Vasos explained during the company’s most recent quarter ending Nov. 7, Dollar General gained market share in both dollars and units and saw net sales increase 2.4% to $9.7bn. But, he added, its operating profit and earnings per share fell a staggering 41.1% to $433.5m and 45.9% to $1.26, respectively.
To rebuild margins and returns, Vasos said Dollar General is “getting back to basics in our stores, in our supply chain and within our merchandising,” which includes SKU rationalization.
“We have got between 11,000 and 12,000 total SKUs in our stores today, depending on the format … but we believe we have an opportunity to take out a meaningful number of SKUs,” some of which will be dropped due to the amount of shrink that is in the company’s stores, as well as “with the consumer in mind first” and with “profitability in mind throughout the entire supply chain,” Vasos said.
SKU cuts include ‘food-type items’
The bulk of the cuts so far have focused on “the non-consumable piece,” which CFO Kelly Dilts noted is down 15% on a year-over-year basis and down 19% on a per store basis, but Vasos added the retailer is looking to manage overstock of “core everyday goods,” including “basic paper, cleaning, [and] food-type items.”
Vasos explained that SKU rationalization is “always an ongoing piece at Dollar General, but I believe that it’s time to really step back and energize that even more in 2024.”
He noted the company has “already … gone deep here, turned of a lot of SKUs,” but he added, “there’s going to be a lot more to come” with a focus on “eliminating SKUs that are more in the secondary or tertiary type of line.”
Vasos said he does not believe consumers will notice the difference, and if they do it will because their shopping experience is “simpler.”

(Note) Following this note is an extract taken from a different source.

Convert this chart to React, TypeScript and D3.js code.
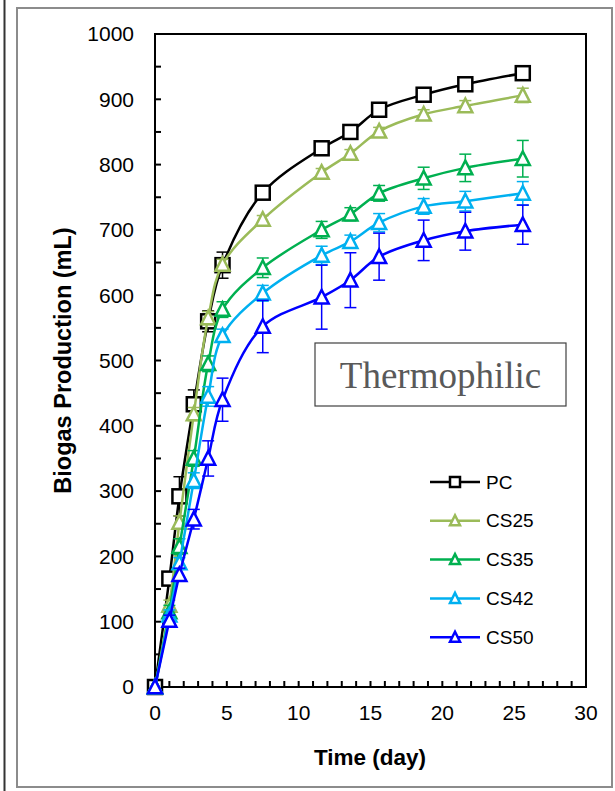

SKU rationalization will easy supply chain, labor constrains
The reduction, however, will have a significant impact on supply chains, labor and ultimately the retailer’s margins, he said.
“As our store teams have fewer SKUs to manage, we can lower our cost to serve, while driving higher inventory turns and higher sales of products that are most important to our customers,” he explained.
Cuts will help combat shrink
Cutting SKUs could also help the retailer manage shrink, which Dilts described as a “sizeable headwind” of about 100 basis points, which she expects will remain a challenge well into 2024 “as any shrink improvement typically takes at least a year from a store’s most recent count to show up in our financial results.”
The retailer also will combat shrink and theft by increasing the number of employees helping in the check-out area of store and reducing its reliance on self-checkout.
Simultaneously, Dollar General will redirect labor hours to store level inventory management, including a greater focus on stocking shelves more quickly, which also should be easier with reduced SKUs.